The San Joaquin Valley could lose hundreds of millions of dollars in funding and representation in congress if the Supreme Court votes in favor of adding the citizenship question on the 2020 Census questionnaire.
After Supreme Court Justices heard the first day of oral arguments Tuesday, the bench seemed split on whether a citizenship question can be included in the 2020 census. The justices appear ready to vote 5-4 to allow the Trump administration to add the question for next year’s national head count, NPR reports.
However, the liberal justices criticized the administration’s reasoning for the question.
“There’s no doubt that people will respond less” to the 2020 census if it includes the citizenship question, Justice Sonia Sotomayor said.
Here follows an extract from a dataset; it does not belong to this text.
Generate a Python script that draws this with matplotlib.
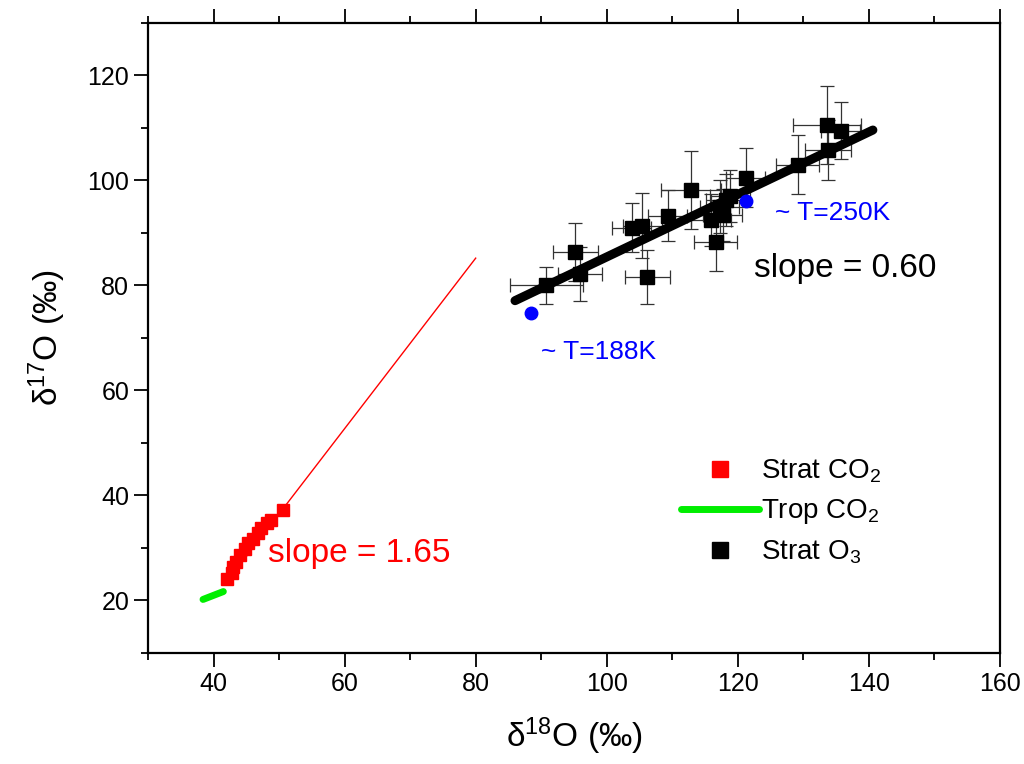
import numpy as np
import matplotlib
matplotlib.use("Agg")
import matplotlib.pyplot as plt
from matplotlib.ticker import MultipleLocator

plt.rcParams['font.family'] = ['Liberation Sans', 'DejaVu Sans']
plt.rcParams['mathtext.fontset'] = 'custom'
plt.rcParams['mathtext.rm'] = 'Liberation Sans'
plt.rcParams['mathtext.it'] = 'Liberation Sans:italic'
plt.rcParams['mathtext.default'] = 'regular'

# strat O3 measurements
o3_x = [90.8, 95.2, 95.9, 106.2, 103.8, 105.4, 109.3, 112.8, 115.9, 116.6,
        117.2, 117.7, 118.2, 118.8, 121.2, 129.1, 133.6, 135.7, 133.7]
o3_y = [80.0, 86.3, 82.2, 81.6, 91.0, 91.4, 93.3, 98.2, 92.5, 88.2,
        95.0, 93.4, 96.3, 97.0, 100.5, 103.0, 110.6, 109.5, 105.8]
o3_xerr = [5.6, 3.4, 3.3, 3.4, 3.0, 3.0, 3.0, 4.6, 3.0, 3.3,
           3.0, 3.0, 3.0, 3.0, 3.0, 3.3, 5.2, 3.0, 3.5]
o3_yerr = [3.5, 5.5, 5.1, 5.2, 4.7, 6.2, 4.9, 7.4, 5.0, 5.4,
           5.0, 5.0, 5.0, 5.0, 5.6, 5.6, 7.4, 5.5, 5.7]
fit_x = [86.0, 140.6]
fit_y = [77.1, 109.6]

# temperature points
temp_x = [88.4, 121.2]
temp_y = [74.8, 96.1]

# strat CO2
co2_x = [42.0, 42.8, 43.0, 43.5, 44.0, 44.8, 45.3, 46.0, 46.8, 47.3, 48.1, 48.8, 50.6]
co2_y = [24.0, 25.3, 26.3, 27.4, 28.7, 29.9, 30.9, 31.8, 32.8, 33.8, 34.7, 35.3, 37.2]
co2_line_x = [42.0, 80.0]
co2_line_y = [23.5, 85.2]

# trop CO2
trop_x = [38.4, 41.5]
trop_y = [20.2, 21.7]

fig = plt.figure(figsize=(10.24, 7.64), dpi=100)
ax = fig.add_axes([0.1445, 0.1453, 0.8321, 0.8247])

ax.plot(co2_line_x, co2_line_y, color='red', lw=1)
ax.plot(trop_x, trop_y, color='#00ee00', lw=5, solid_capstyle='round', label='Trop CO$_2$')
ax.plot(co2_x, co2_y, 's', color='red', ms=8.5, ls='none', label='Strat CO$_2$')

ax.errorbar(o3_x, o3_y, xerr=o3_xerr, yerr=o3_yerr, fmt='none', ecolor='#333333',
            elinewidth=0.9, capsize=5, capthick=0.9)
ax.plot(o3_x, o3_y, 's', color='black', ms=10, ls='none', label='Strat O$_3$')
ax.plot(fit_x, fit_y, color='black', lw=6.5, solid_capstyle='round')
ax.plot(temp_x, temp_y, 'o', color='blue', ms=9)

ax.text(122.5, 83.3, 'slope = 0.60', fontsize=24, va='center')
ax.text(48.3, 29.0, 'slope = 1.65', fontsize=24, va='center', color='red')
ax.text(125.6, 93.8, '~ T=250K', fontsize=19, va='center', color='blue')
ax.text(89.9, 67.3, '~ T=188K', fontsize=19, va='center', color='blue')

ax.set_xlim(30, 160)
ax.set_ylim(10, 130)
ax.xaxis.set_minor_locator(MultipleLocator(10))
ax.yaxis.set_minor_locator(MultipleLocator(10))
ax.set_xticks([40, 60, 80, 100, 120, 140, 160])
ax.set_yticks([20, 40, 60, 80, 100, 120])
ax.tick_params(which='both', direction='out', width=1.3, labelsize=18, top=True, right=False)
ax.tick_params(which='major', length=10)
ax.tick_params(which='minor', length=5)
for s in ax.spines.values():
    s.set_linewidth(1.6)

ax.set_xlabel('δ$^{18}$O (‰)', fontsize=24, labelpad=14)
ax.set_ylabel('δ$^{17}$O (‰)', fontsize=24, labelpad=14)

h, l = ax.get_legend_handles_labels()
order = [1, 0, 2]
leg = ax.legend([h[i] for i in order], [l[i] for i in order], loc='upper left',
                bbox_to_anchor=(0.596, 0.35), frameon=False, fontsize=20,
                handlelength=2.8, handletextpad=0.1, labelspacing=0.45)
for hd in leg.legend_handles:
    if hd.get_marker() == 's':
        hd.set_markersize(11)

fig.savefig('out.png', dpi=100)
Many critics of the question say it will deter noncitizens from filling out their census forms out of fear of deportation, resulting in dollars lost and less representation for the state of California.
“On trial is not only the accuracy of a full Latino count, but also the foundation of our democracy,” said National Association of Latino Elected and Appointed Officials CEO Arturo Vargas. “No other issue before the Supreme Court will have more direct consequences for the nation’s Latinos than the one before the Court today regarding the 2020 Census.”
Population counts from the 2020 census will determine how many congressional seats and Electoral College votes each state gets for the next decade and redistricting. The data also determines where an estimated $880 billion a year in federal funding will be disbursed for schools, roads and other public services.
In Kern County, 13.6 percent of the population is noncitizen, according to the Public Policy Institute of California’s 2020 Census Map, outlining the state’s hard to count communities.
That’s an estimated 122,000 noncitizens in Kern County.
First 5 California estimates $2,000 is allocated to each person counted from the census. Rough estimates show if every noncitizen in Kern did not fill out the form, Kern could lose a little less than $244 million annually for an entire decade.
The controversy goes far beyond Kern. The Census Bureau estimates 6.5 million people will not respond to the 2020 census if a citizenship question is included.
General Noel J. Francisco, representing the Trump administration, acknowledged the question could deter census participation, but he said the information would be valuable.
“You’re always trading off information and accuracy,” he said Tuesday.
Home to 4.3 million people, the San Joaquin Valley is one of California’s hardest-to-count regions in 2020. Making up about 11 percent of the state’s population, according to PPIC, the valley runs south from San Joaquin County through Stanislaus, Merced, Madera, Fresno, Tulare, Kings, and Kern Counties
This area has high shares of groups that tend to be undercounted in the census — African Americans, Latinos, and Native Americans, as well as noncitizens, PPIC reports.
According to PPIC, a total of six legislative districts have populations that are at least 15 percent noncitizen: Congressional Districts 16 and 21; State Senate Districts 12 (Cannella) and 14 (Hurtado); and State Assembly Districts 31 (Arambula) and 32 (Salas).
The citizenship question went to the Supreme Court after three federal courts have found the addition of the question violates federal law and would result in an undercount of Latinos and immigrants.
The Census Bureau says it needs a final ruling on whether to include a citizenship question by June, NPR reports, in order for the printing of paper forms for the census to begin as scheduled.